The justices will not decide whether Wal-Mart is guilty of bias. Instead, they will rule on whether a retailer must defend itself against a single lawsuit that speaks for more than a million employees.

Since 1966, the federal rules of civil procedures have allowed individual plaintiffs to sue as "representative" of a class of persons, but "only if there are questions of law or fact common to the class." The lawyers who sued Wal-Mart said the company had a common corporate culture that reserved most management jobs for men. Wal-Mart disagrees and argues that because hiring and promotions decisions are made by individual managers in its 3,400 stores, the employees do not have a common complaint.

The issue of when a suit can proceed as a class action is of great interest to corporate lawyers and the trial bar.
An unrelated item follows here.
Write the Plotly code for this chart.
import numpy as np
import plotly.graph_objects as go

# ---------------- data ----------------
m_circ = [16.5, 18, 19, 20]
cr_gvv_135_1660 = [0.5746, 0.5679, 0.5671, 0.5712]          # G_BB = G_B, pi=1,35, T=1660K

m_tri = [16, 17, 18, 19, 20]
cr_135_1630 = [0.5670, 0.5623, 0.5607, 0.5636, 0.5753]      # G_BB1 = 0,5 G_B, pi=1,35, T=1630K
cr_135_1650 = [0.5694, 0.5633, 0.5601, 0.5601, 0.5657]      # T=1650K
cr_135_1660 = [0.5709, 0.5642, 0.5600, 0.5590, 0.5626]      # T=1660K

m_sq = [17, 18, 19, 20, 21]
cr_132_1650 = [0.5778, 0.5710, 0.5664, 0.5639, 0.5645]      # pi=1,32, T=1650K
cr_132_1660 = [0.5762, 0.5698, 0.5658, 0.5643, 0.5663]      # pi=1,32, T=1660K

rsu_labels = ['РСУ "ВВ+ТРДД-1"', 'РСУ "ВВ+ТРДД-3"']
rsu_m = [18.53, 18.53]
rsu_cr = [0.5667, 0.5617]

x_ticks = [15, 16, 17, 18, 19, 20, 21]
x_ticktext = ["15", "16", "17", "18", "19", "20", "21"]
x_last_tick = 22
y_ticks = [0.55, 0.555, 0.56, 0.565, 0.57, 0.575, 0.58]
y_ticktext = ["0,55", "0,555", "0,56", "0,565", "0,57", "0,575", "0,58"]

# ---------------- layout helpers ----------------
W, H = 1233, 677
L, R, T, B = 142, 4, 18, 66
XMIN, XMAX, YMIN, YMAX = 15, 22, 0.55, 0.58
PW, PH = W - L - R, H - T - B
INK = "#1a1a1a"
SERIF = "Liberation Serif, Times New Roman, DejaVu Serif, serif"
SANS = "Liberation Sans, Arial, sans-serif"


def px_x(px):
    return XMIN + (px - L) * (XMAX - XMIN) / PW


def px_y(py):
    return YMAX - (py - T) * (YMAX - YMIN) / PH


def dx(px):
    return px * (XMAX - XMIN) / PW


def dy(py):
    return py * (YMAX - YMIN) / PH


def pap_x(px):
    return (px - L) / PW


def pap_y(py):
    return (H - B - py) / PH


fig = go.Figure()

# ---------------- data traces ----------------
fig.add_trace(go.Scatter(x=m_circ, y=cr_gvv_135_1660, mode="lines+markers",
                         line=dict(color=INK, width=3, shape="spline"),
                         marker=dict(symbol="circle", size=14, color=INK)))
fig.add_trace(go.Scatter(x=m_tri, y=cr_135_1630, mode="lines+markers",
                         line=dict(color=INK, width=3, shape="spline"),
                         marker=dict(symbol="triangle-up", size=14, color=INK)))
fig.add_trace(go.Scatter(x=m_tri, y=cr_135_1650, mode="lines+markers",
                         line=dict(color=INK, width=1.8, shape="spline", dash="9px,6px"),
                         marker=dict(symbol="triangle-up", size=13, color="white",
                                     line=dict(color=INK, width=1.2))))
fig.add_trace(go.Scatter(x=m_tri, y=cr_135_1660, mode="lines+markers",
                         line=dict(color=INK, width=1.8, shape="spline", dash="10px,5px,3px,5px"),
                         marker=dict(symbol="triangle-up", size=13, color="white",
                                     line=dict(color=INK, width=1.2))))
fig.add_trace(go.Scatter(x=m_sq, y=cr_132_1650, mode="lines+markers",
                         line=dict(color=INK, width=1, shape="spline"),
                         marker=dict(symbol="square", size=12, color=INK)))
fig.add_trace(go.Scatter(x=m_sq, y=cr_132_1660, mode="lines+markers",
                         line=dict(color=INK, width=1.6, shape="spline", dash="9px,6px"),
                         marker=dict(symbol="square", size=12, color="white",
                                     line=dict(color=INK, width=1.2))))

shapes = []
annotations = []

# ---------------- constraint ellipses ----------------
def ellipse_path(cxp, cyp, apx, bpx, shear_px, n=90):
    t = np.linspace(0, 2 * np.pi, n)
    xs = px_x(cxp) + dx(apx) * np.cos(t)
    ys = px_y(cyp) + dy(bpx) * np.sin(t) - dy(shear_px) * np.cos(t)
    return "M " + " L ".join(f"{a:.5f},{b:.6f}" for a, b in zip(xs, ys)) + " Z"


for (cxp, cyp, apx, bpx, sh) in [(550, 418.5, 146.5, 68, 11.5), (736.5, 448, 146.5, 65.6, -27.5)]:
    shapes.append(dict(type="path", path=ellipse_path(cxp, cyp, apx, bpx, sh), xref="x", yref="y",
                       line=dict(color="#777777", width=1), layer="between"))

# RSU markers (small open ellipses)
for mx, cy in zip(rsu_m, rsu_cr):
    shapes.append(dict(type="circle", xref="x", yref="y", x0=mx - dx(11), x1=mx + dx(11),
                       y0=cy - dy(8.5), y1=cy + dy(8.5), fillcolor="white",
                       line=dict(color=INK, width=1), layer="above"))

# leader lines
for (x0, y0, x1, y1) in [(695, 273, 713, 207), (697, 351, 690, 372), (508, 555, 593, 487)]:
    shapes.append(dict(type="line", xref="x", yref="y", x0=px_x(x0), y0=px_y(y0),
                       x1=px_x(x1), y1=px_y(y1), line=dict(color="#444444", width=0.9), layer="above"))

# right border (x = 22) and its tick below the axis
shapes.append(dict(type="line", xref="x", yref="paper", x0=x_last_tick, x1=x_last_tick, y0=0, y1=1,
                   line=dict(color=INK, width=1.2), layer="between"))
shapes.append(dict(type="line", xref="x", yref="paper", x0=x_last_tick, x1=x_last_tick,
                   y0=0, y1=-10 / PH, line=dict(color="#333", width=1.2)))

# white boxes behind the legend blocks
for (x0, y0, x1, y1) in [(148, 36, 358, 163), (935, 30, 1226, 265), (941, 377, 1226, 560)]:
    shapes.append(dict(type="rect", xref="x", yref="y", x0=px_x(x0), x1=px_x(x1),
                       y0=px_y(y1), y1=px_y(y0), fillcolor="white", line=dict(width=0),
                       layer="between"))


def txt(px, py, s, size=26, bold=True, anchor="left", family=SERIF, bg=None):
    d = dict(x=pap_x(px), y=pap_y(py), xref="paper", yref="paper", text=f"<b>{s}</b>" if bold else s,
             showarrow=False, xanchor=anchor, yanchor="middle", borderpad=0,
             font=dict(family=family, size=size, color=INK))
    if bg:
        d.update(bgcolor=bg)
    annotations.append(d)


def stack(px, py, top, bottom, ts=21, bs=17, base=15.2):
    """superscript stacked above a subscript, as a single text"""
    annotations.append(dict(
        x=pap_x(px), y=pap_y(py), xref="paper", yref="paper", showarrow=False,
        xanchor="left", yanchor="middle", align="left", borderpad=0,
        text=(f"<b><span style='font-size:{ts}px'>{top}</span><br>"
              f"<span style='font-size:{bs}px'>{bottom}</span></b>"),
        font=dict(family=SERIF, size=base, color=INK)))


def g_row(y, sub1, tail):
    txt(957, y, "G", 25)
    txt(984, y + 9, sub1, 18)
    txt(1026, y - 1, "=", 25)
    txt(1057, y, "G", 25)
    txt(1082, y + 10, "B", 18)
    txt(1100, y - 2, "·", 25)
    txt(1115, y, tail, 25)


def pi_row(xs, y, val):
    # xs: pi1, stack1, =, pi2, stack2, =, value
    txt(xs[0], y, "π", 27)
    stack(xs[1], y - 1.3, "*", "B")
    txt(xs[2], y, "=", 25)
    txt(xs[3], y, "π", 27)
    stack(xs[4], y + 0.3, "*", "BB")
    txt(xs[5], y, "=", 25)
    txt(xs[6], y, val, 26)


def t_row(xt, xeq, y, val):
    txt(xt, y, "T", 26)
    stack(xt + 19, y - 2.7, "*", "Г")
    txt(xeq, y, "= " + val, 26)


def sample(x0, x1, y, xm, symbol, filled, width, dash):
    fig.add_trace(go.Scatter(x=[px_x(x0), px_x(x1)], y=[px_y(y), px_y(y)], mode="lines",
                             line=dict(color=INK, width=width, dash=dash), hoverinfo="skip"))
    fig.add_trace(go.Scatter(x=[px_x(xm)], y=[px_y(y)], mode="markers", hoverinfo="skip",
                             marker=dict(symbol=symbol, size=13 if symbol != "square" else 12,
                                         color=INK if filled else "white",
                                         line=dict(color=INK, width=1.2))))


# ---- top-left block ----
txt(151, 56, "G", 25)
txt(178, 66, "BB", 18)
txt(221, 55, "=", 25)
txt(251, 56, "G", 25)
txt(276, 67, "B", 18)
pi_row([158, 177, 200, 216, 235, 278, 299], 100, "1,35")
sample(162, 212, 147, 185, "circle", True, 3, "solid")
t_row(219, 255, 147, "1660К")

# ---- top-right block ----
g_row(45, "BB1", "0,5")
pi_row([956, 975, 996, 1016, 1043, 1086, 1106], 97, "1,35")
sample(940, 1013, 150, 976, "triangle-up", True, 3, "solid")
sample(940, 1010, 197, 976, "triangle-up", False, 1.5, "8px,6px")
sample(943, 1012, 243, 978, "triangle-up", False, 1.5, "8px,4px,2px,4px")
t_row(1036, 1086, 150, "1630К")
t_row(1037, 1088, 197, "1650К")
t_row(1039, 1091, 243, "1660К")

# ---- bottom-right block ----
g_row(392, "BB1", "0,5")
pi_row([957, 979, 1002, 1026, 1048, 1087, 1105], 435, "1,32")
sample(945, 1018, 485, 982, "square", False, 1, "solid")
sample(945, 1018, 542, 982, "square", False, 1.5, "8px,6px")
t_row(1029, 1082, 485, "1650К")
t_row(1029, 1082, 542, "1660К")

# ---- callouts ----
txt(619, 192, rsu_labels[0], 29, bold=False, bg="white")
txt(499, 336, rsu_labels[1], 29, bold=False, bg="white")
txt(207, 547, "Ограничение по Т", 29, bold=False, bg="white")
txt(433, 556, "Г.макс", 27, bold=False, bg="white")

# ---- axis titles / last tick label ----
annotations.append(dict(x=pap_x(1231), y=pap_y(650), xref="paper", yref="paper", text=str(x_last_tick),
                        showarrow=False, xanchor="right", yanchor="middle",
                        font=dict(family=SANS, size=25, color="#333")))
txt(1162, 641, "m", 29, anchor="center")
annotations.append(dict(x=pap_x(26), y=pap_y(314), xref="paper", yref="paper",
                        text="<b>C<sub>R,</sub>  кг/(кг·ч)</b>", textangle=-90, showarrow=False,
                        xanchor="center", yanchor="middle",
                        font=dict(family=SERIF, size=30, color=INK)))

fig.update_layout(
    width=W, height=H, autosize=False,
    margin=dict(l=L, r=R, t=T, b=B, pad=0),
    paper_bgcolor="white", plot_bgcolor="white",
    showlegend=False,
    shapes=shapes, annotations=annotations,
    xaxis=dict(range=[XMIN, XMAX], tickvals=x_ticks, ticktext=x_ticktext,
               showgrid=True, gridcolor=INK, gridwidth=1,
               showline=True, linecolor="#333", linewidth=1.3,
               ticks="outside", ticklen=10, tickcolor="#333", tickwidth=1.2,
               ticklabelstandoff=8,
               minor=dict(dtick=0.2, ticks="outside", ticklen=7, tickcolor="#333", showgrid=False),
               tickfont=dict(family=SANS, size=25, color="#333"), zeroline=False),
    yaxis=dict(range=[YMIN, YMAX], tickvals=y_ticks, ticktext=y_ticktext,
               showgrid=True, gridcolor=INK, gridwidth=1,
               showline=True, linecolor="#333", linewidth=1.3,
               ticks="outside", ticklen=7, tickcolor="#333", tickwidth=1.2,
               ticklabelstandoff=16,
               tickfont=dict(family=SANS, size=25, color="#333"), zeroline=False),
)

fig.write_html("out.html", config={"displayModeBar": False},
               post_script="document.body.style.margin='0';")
If a suit gets the go-ahead to proceed as a class action, companies feel pressure to offer a settlement rather than risk a potentially crippling jury verdict.
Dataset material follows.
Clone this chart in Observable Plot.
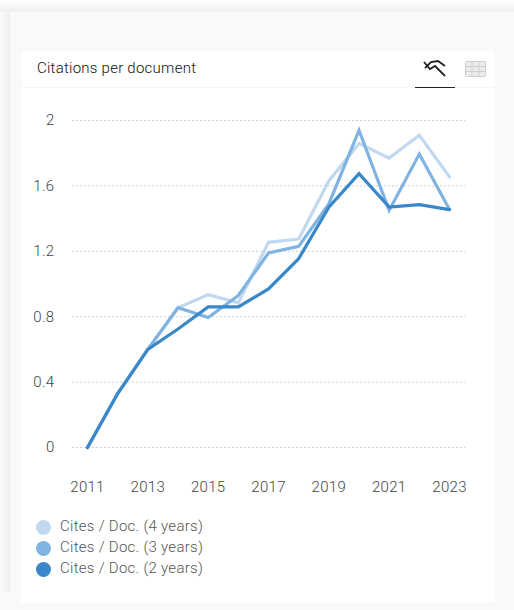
<!DOCTYPE html>
<html><head><meta charset="utf-8">
<script src="https://cdn.jsdelivr.net/npm/d3@7"></script>
<script src="https://cdn.jsdelivr.net/npm/@observablehq/plot@0.6"></script>
<style>
html,body{margin:0;padding:0;background:#f9f9f9;width:514px;height:610px;overflow:hidden;font-family:Roboto,sans-serif}
#stripL{position:absolute;left:0;top:0;width:10px;height:592px;background:linear-gradient(to right,#fafafa,#efefef)}
#stripT{position:absolute;left:0;top:0;width:514px;height:12px;background:linear-gradient(to bottom,#fff,#fafafa 30%,#eeeeee)}
#card{position:absolute;left:10px;top:12px;width:504px;height:598px;background:#f9f9f9}
#panel{position:absolute;left:21px;top:51px;width:474px;height:552px;background:#fff;border-radius:2px}
#head{position:absolute;left:21px;top:87px;width:474px;height:1px;background:#f6f6f6}
#title{position:absolute;left:37px;top:60px;font-size:15px;line-height:17px;color:#111;letter-spacing:.25px;font-weight:300}
#tab{position:absolute;left:415px;top:87px;width:40px;height:1px;background:#222}
#icons{position:absolute;left:420px;top:56px}
#chart{position:absolute;left:21px;top:100px}
#chart svg{display:block;overflow:visible}
#legend{position:absolute;left:36px;top:516px}
.row{position:relative;height:21px;width:300px}
.dot{position:absolute;left:0;top:3.5px;width:15px;height:15px;border-radius:50%}
.lab{position:absolute;left:24px;top:0;font-size:15px;line-height:20px;color:#555;font-weight:300;letter-spacing:.28px;white-space:nowrap}
</style></head><body>
<div id="stripL"></div><div id="stripT"></div><div id="card"></div><div id="panel"></div><div id="head"></div>
<div id="title">Citations per document</div>
<svg id="icons" width="70" height="26" viewBox="0 0 70 26">
<path d="M4 6 L10 13 L15 10 L25 20" fill="none" stroke="#222" stroke-width="1.8"/>
<path d="M5 12 L11 6 L18 5 L25 10" fill="none" stroke="#222" stroke-width="1.8"/>
<rect x="45.5" y="5.5" width="20" height="15" fill="#ececec" stroke="#cfcfcf" rx="1"/>
<path d="M45.5 10.5H65.5M45.5 15.5H65.5M52 5.5V20.5M59 5.5V20.5" stroke="#cfcfcf" fill="none"/>
</svg>
<div id="tab"></div>
<div id="chart"></div>
<div id="legend"></div>
<script>
const years=[2011,2012,2013,2014,2015,2016,2017,2018,2019,2020,2021,2022,2023];
const cites4=[0,0.33,0.6,0.855,0.935,0.885,1.255,1.275,1.63,1.86,1.77,1.91,1.655];
const cites3=[0,0.33,0.6,0.855,0.795,0.93,1.19,1.23,1.49,1.94,1.45,1.795,1.455];
const cites2=[0,0.33,0.6,0.725,0.86,0.86,0.97,1.155,1.47,1.675,1.47,1.485,1.455];
const seriesNames=["Cites / Doc. (4 years)","Cites / Doc. (3 years)","Cites / Doc. (2 years)"];
const seriesColors=["#c0d9f0","#7fb3e1","#3a87c9"];
const yTicks=[0,0.4,0.8,1.2,1.6,2];
const xTicks=[2011,2013,2015,2017,2019,2021,2023];
const allSeries=[cites4,cites3,cites2];
const rows=allSeries.flatMap((vals,i)=>vals.map((v,j)=>({year:years[j],value:v,series:seriesNames[i]})));
const plot=Plot.plot({
  width:474,height:400,
  marginLeft:51,marginRight:30,marginTop:20,marginBottom:53,
  style:{fontFamily:"Roboto, sans-serif",fontSize:"15px",fontWeight:300,letterSpacing:"0.3px",background:"transparent",color:"#444"},
  x:{domain:[2010.503,2023.53],label:null},
  y:{domain:[0,2],label:null},
  color:{domain:seriesNames,range:seriesColors},
  marks:[
    Plot.gridY(yTicks,{stroke:"#cfcfcf",strokeOpacity:1,strokeDasharray:"2 2",strokeWidth:1}),
    Plot.axisY(yTicks,{tickSize:0,tickPadding:0,textAnchor:"end",dx:-18,label:null,tickFormat:d=>String(d),fill:"#444"}),
    Plot.axisX(xTicks,{tickSize:0,tickPadding:34,label:null,tickFormat:d=>String(d),fill:"#444"}),
    Plot.line(rows,{x:"year",y:"value",z:"series",stroke:"series",strokeWidth:3.2,curve:"linear",strokeLinejoin:"miter",strokeMiterlimit:4})
  ]
});
document.getElementById("chart").appendChild(plot);
const legend=document.getElementById("legend");
seriesNames.forEach((n,i)=>{
  const r=document.createElement("div");r.className="row";
  r.innerHTML='<span class="dot" style="background:'+seriesColors[i]+'"></span><span class="lab">'+n+'</span>';
  legend.appendChild(r);
});
</script>
</body></html>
The global warming suit, if allowed to proceed, could be even more significant. It will determine whether judges can rule that pollution is a public nuisance and on that basis set limits on carbon emissions. The case to be heard by the court concerns power plants in the Midwest and South, but similar nuisance suits have been filed against the auto, oil, coal and chemical industries, asserting they should be held liable for contributing to climate change.

Environmentalists and lawyers for several states, including New York, California and Connecticut, have backed the suits. They are frustrated by the slow pace of progress in Washington and say the courts must act. David Doniger, policy director at the Natural Resources Defense Council's Climate Center, said the justices should "keep the courthouse door open until the executive branch actually protects the American people" by curbing carbon emissions.

But lawyers for the Obama administration urged the high court to stop the global warming suit. They say addressing climate change is a "political question," not a legal one, and it should be resolved by Congress and the Environmental Protection Agency, not through courts and lawsuits.

The high court gave environmentalists a big win in 2007 when it ruled that greenhouse gases, like carbon dioxide, were air pollutants under the Clean Air Act and subject to federal regulation. That decision cleared the way for the EPA to issue new rules limiting carbon emissions, including from vehicles. But the agency has not set new limits for old power plants, and Congress has been unwilling to adopt a broad climate change bill.

The power plant lawsuit was described as "opening a new frontier" in the climate change fight when it began in 2004. Eight states, New York City and several environmental groups filed suit against four private power companies and one federally run public utility, which they described as the "five largest emitters of carbon dioxide in the United States." They won a preliminary victory last year when the U.S. Court of Appeals in New York cleared the suit to proceed.

In their appeal, lawyers for the power industry called the suit "breathtaking in scope" and "staggering" in its implications. It would allow a single judge to set nationwide rules for carbon emissions, they said. Justice Sonia Sotomayor said she would step aside because she heard the case when it first came to the appeals court in Manhattan.